Tuesday, November 02, 2004

Details Details

So, here's the gory bits.

Really, though. Let me touch on a few highlights.

I sucked his cock for a while which was entirely enjoyable. His cock is something along the lines of visually perfect. Nice shape, texture, etc. After a couple of minutes though it occurred to me that my jaw was getting achingly tired. That doesn't happen with many men and it had me momentarily embarrassed my lack of practice. Until I realized it was his size and not my lack of ability that was causing the problem. Whew. Made me feel better. And made me eager. I probably could have made him cum that way (and adore doing it because it's wonderful to make someone cum that way). I do think men are funny though, because I probably could have gotten him off that way but he claims he's NEVER cum that way. I was with another guy who said the same thing once, so of course it was my mission to get him off that way (of course I succeeded). The question is... is that some kind of line? Because you know, it's kind of clever.

Generally I hate being on top. I think it was with Frank that I discovered I could enjoy it. Something to do with the size of his hips as my own hips generally cramp up from the position. This was another case in which I was able to handle it. And what part of sex is the most intense? Of course when he first slides in. I hate condoms. I didn't mind this one. He was rather... let's say gifted... and for once the condom didn't completely ruin the sensation. The best part was when his cock slid into my pussy... and then he tilt his hips up so that he was ALL the way in. It's incredibly intense. And in this case, breathtaking. I'd move a little and have to step to let the intensity of the sensation roll through my body. I mean, it was really something.

As he was buried inside me, hard, perfectly against my g-spot I was thinking that he felt like my dildo. I mean, it was kind of freaky. And oh, so perfect. Hot, male, alive, and JUST like my favorite toy. Of course that's what I fantasize about when I'm using my dildo, so it was rather like a fantasy come true. Sensitivity (or lack of being able to feel him) was absolutely NOT a problem at all. I mean, can I gush at how good he felt inside me? And how good he was at using it? Mmm. Unfortunately at no point did I feel like I was going to cum but it was incredibly intensely wonderful none the less. Pure pleasure. And my god he never missed my g-spot.

Eventually, he came without me which was mildly disappointing. I mean, if there's one thing I hate it's being left behind but we'd already established that I was going to have to masturbate so I guess it was his go ahead. Now, looking back I absolutely don't mind at ALL that he came before me. At the time, there was a twinge, now... no twinges. Because, you see, other than Frank (who would help in other ways) no man I've ever been with has ever offered to help to get me off if they've already cum. Sure, they'll watch. But never get involved. He helped. A lot.
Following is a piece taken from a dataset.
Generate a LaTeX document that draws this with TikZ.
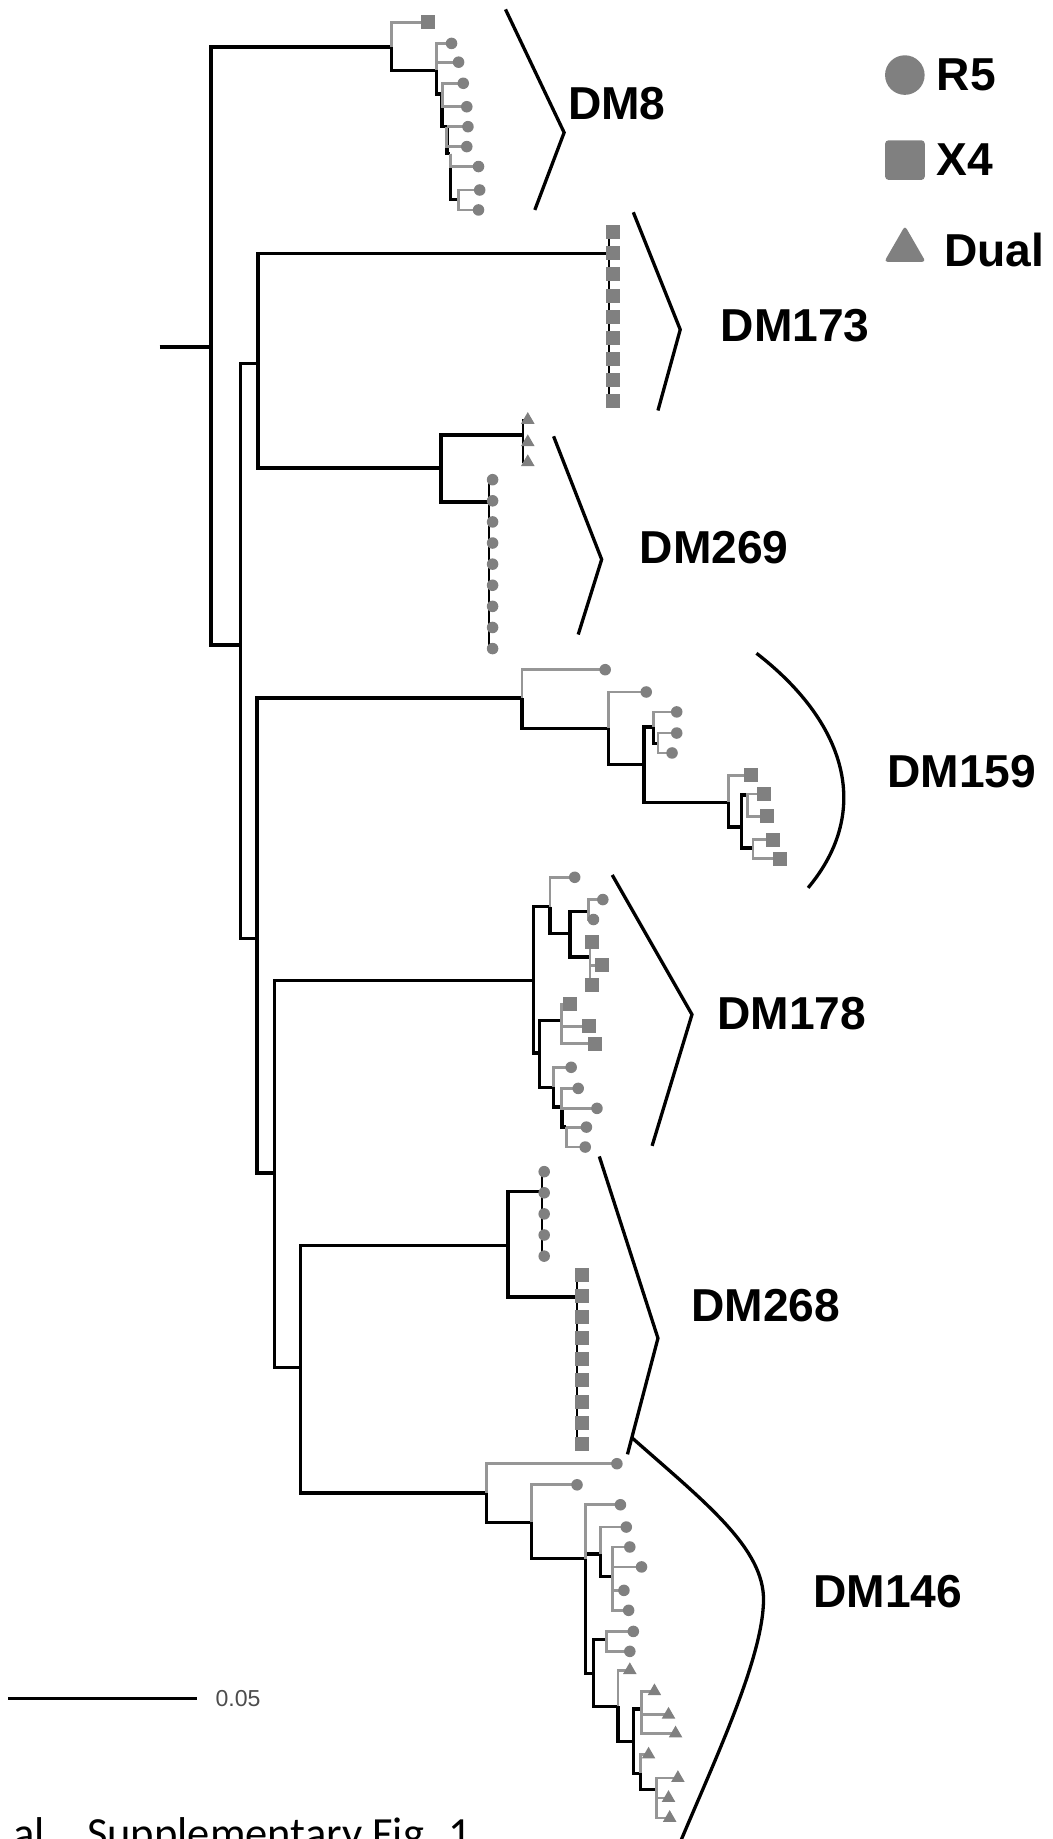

I lay back and started rubbing my clit and he started fucking me with his fingers. For once someone had a clue and I didn't even have to ask! And as luck would have it (as I continue to believe it was not by design but by pure luck) his fingers were hitting my g-spot like a marksman. It took me somewhere around the edge of forever to cum as it often does with new people. I pretty much said "sorry, it's taking so long, you don't have to help if you're tired" and he kept going which let off the pressure and I had one of the absolute best orgasms of my life.

When I came I was rubbing my clit and he was still hitting my g-spot. Eventually this incredibly intense orgasm subsided and I stopped rubbing my clit. Except he didn't stop hitting my g-spot so while I had thought I was done I actually came again. Or more. Or something. Whatever the case that last little bit was unexpected and wonderful. Now, I'm curious if he hadn't stopped right then if it would have kept going. Or maybe I'm just greedy. :-)

And then I started laughing my ass off. Which was okay. And then I started crying while I was laughing and then I was totally embarrassed but I didn't really care at that moment. I became more embarrassed as it didn't stop immediately. Like I said, it was really something. I think I came so hard I cried a few months ago with husband but that was nothing compared to THIS. I finally got control but then I was shaking for god knows how long afterward. 20 minutes? Time wasn't the important part at that point.

Eventually I invited myself to leave because I always prefer sleeping at home. However, when I woke up this morning I was rather disappointed to be alone because one of the nasty side effects of having good sex... is the intense desire to have more. So now I'm going to be panting after him like a dog in heat. Poor guy, huh?

Another thing I'd like to touch on was that before we actually went for gold and started having sex he spanked me once. It's funny because EB did the same thing the first time we got together. And I had about the same reaction which was something like "WTF!... that was kind of nice... fuck... I hope he does it again... I mean... but it'll hurt... okay... I hope he doesn't do it again... I think." The thing is... I do THINK I like it... but then when I start considering getting smacked again I get all freaked out and would probably then like it even more but I'm sure I get this wild look in my eyes and they don't do it again. Which is okay... but it is something I'm curious about. Sensation play anyone?

So, anyway. I'm horny again. While he was inside me he stopped and asked me if I'd come back again after my nipples were healed. Of course I agreed. The question is... am I really going to have to wait that long?!?